- **The request**
Copy every line of the entries that includes the word "matplotlib".

- **Raw records**
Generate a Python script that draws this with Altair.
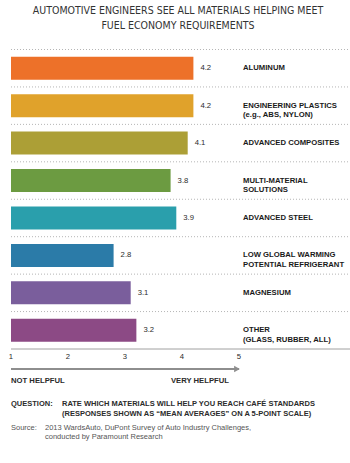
import altair as alt
import pandas as pd

# ---- data ----
categories = [
    "ALUMINUM",
    "ENGINEERING PLASTICS",
    "ADVANCED COMPOSITES",
    "MULTI-MATERIAL SOLUTIONS",
    "ADVANCED STEEL",
    "LOW GLOBAL WARMING POTENTIAL REFRIGERANT",
    "MAGNESIUM",
    "OTHER",
]
labels = [
    "ALUMINUM",
    "ENGINEERING PLASTICS\n(e.g., ABS, NYLON)",
    "ADVANCED COMPOSITES",
    "MULTI-MATERIAL\nSOLUTIONS",
    "ADVANCED STEEL",
    "LOW GLOBAL WARMING\nPOTENTIAL REFRIGERANT",
    "MAGNESIUM",
    "OTHER\n(GLASS, RUBBER, ALL)",
]
values = [4.2, 4.2, 4.1, 3.8, 3.9, 2.8, 3.1, 3.2]
colors = ["#ED7129", "#E0A22B", "#AC9F36", "#6C9B41",
          "#2A9FAC", "#2B7BA8", "#7A5E9C", "#8C4A85"]
ticks = [1, 2, 3, 4, 5]
scale_ends = ["NOT HELPFUL", "VERY HELPFUL"]
title_lines = ["AUTOMOTIVE ENGINEERS SEE ALL MATERIALS HELPING MEET",
               "FUEL ECONOMY REQUIREMENTS"]
question = ["RATE WHICH MATERIALS WILL HELP YOU REACH CAFÉ STANDARDS",
            "(RESPONSES SHOWN AS \u201cMEAN AVERAGES\u201d ON A 5-POINT SCALE)"]
source = ["2013 WardsAuto, DuPont Survey of Auto Industry Challenges,",
          "conducted by Paramount Research"]

df = pd.DataFrame({"cat": categories, "label": labels, "value": values})
tick_df = pd.DataFrame({"tick": ticks})
arrow_df = pd.DataFrame({"start": [min(ticks)], "end": [max(ticks)]})

W, H = 350, 463
Y0, Y1 = 49.5, 349.0
STEP = (Y1 - Y0) / len(categories)
TXT = "#2b2b2b"
SANS = "Liberation Sans, Arial, sans-serif"
NARROW = "'Liberation Sans Narrow', 'DejaVu Sans Condensed', sans-serif"

xs = alt.Scale(domain=[1, 5], range=[11, 239])
ys = alt.Scale(domain=categories, range=[Y0, Y1], paddingInner=0.385, paddingOuter=0.1925)
X = alt.X("value:Q", scale=xs, axis=None)
Y = alt.Y("cat:N", scale=ys, sort=categories, axis=None)

base = alt.Chart(df)

seps = base.mark_rule(strokeDash=[1, 2], color="#b5b5b5", strokeWidth=1, yOffset=-STEP / 2).encode(
    y=Y, x=alt.value(11), x2=alt.value(350))
bottom = base.transform_filter(alt.datum.cat == categories[-1]).mark_rule(
    color="#a0a0a0", strokeWidth=1, yOffset=STEP / 2).encode(
    y=Y, x=alt.value(11), x2=alt.value(350))

bars = base.mark_bar().encode(
    x=X, x2=alt.datum(1), y=Y,
    color=alt.Color("cat:N", scale=alt.Scale(domain=categories, range=colors), legend=None))

vals = base.mark_text(align="left", baseline="middle", dx=7, fontSize=7.7, font=SANS, color=TXT).encode(
    x=X, y=Y, text=alt.Text("value:Q", format=".1f"))

cats = base.mark_text(align="left", baseline="middle", fontSize=7.7, font=SANS, fontWeight="bold",
                      color="#1a1a1a", lineBreak="\n", lineHeight=9.5).encode(
    x=alt.value(243), y=Y, text="label:N")

tick_text = alt.Chart(tick_df).mark_text(baseline="middle", fontSize=7.7, font=SANS, color=TXT).encode(
    x=alt.X("tick:Q", scale=xs, axis=None), y=alt.value(357), text="tick:Q")

arrow = alt.Chart(arrow_df).mark_rule(color="#8e8e8e", strokeWidth=2).encode(
    x=alt.X("start:Q", scale=xs, axis=None), x2="end:Q", y=alt.value(369))
head = alt.Chart(arrow_df).mark_point(shape="triangle-right", filled=True, opacity=1,
                                      color="#8e8e8e", size=45, xOffset=-2).encode(
    x=alt.X("end:Q", scale=xs, axis=None), y=alt.value(369))


def txt(t, x, y, align="left", bold=False, size=7.7, color=TXT, font=SANS):
    return alt.Chart(pd.DataFrame({"t": [t]})).mark_text(
        align=align, baseline="middle", fontSize=size, font=font,
        fontWeight="bold" if bold else "normal", color=color).encode(
        x=alt.value(x), y=alt.value(y), text="t:N")


layers = [seps, bottom, bars, vals, cats, tick_text, arrow, head,
          txt(title_lines[0], 178, 10.5, align="center", size=10.5, color="#333", font=NARROW),
          txt(title_lines[1], 178, 25.5, align="center", size=10.5, color="#333", font=NARROW),
          txt(scale_ends[0], 11, 381, bold=True),
          txt(scale_ends[1], 229, 381, align="right", bold=True),
          txt("QUESTION:", 11, 404, bold=True, size=7.5),
          txt(question[0], 62, 404, bold=True, size=7.5),
          txt(question[1], 62, 413.5, bold=True, size=7.5),
          txt("Source:", 11, 427.5, size=7.5, color="#555"),
          txt(source[0], 45, 427.5, size=7.5, color="#555"),
          txt(source[1], 45, 436.5, size=7.5, color="#555"),
          ]

chart = alt.layer(*layers).properties(
    width=W, height=H, autosize=alt.AutoSizeParams(type="none"), padding=0,
    background="white"
).configure_view(stroke=None)

chart.save("out.html", embed_options={"renderer": "svg", "actions": False})
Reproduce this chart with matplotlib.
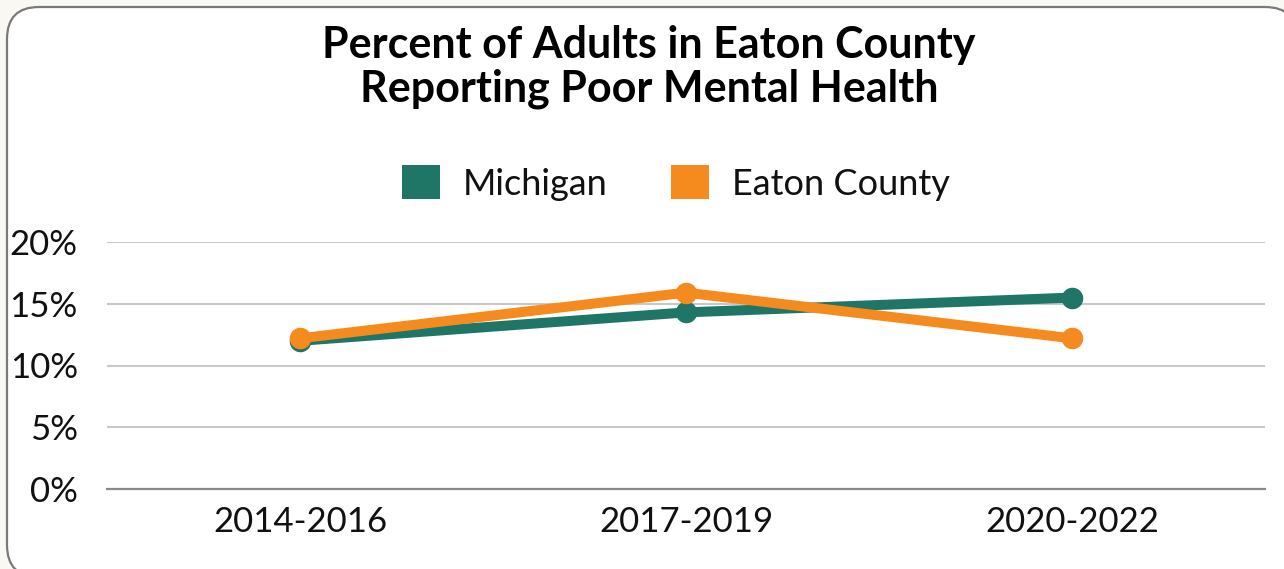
import matplotlib.pyplot as plt
from matplotlib.patches import FancyBboxPatch, Patch

plt.rcParams["font.family"] = ["Lato", "DejaVu Sans"]

periods = ["2014-2016", "2017-2019", "2020-2022"]
michigan = [12.0, 14.3, 15.5]
eaton = [12.2, 15.9, 12.2]
y_ticks = [0, 5, 10, 15, 20]

GREEN = "#1f7566"
ORANGE = "#f58b1f"

fig = plt.figure(figsize=(12.84, 5.69), dpi=100, facecolor="#f9f8f3")

# rounded card behind the chart
card = FancyBboxPatch((7, -8), 1290, 570, boxstyle="round,pad=0,rounding_size=32",
                      transform=None, facecolor="white", edgecolor="#7a7a7a",
                      linewidth=1.6, zorder=-5)
fig.patches.append(card)

ax = fig.add_axes([107 / 1284, 80 / 569, 1158 / 1284, 247 / 569])
ax.set_facecolor("none")
ax.set_zorder(2)

x = [i + 0.5 for i in range(len(periods))]
ax.plot(x, michigan, color=GREEN, lw=7.2, marker="o", ms=14.5,
        solid_capstyle="round", zorder=3)
ax.plot(x, eaton, color=ORANGE, lw=7.2, marker="o", ms=14.5,
        solid_capstyle="round", zorder=4)

ax.set_xlim(0, 3)
ax.set_ylim(0, 20)
ax.set_xticks(x)
ax.set_xticklabels(periods, fontsize=25, color="#111111")
ax.set_yticks(y_ticks)
ax.set_yticklabels([f"{v}%" for v in y_ticks], fontsize=25, color="#111111")
ax.tick_params(axis="both", length=0)
ax.tick_params(axis="y", pad=21)
ax.tick_params(axis="x", pad=12)

for v in y_ticks[1:]:
    ax.axhline(v, color="#c8c8c8", lw=1.5, zorder=1)
for s in ["top", "right", "left"]:
    ax.spines[s].set_visible(False)
ax.spines["bottom"].set_color("#8a8a8a")
ax.spines["bottom"].set_linewidth(1.6)

fig.text(649 / 1284, 1 - 67 / 569, "Percent of Adults in Eaton County\nReporting Poor Mental Health",
         ha="center", va="center", fontsize=31, fontweight="bold", linespacing=1.1)

handles = [Patch(facecolor=GREEN, label="Michigan"),
           Patch(facecolor=ORANGE, label="Eaton County")]
fig.legend(handles=handles, loc="center", bbox_to_anchor=(676 / 1284, 1 - 183 / 569),
           ncol=2, frameon=False, fontsize=26, handlelength=1.05, handleheight=1.05,
           handletextpad=0.65, columnspacing=1.75, labelcolor="#111111")

fig.savefig("out.png", dpi=100, facecolor=fig.get_facecolor())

- **Solution for this problem**
Reproduce this chart with matplotlib.
import matplotlib.pyplot as plt
from matplotlib.patches import FancyBboxPatch, Patch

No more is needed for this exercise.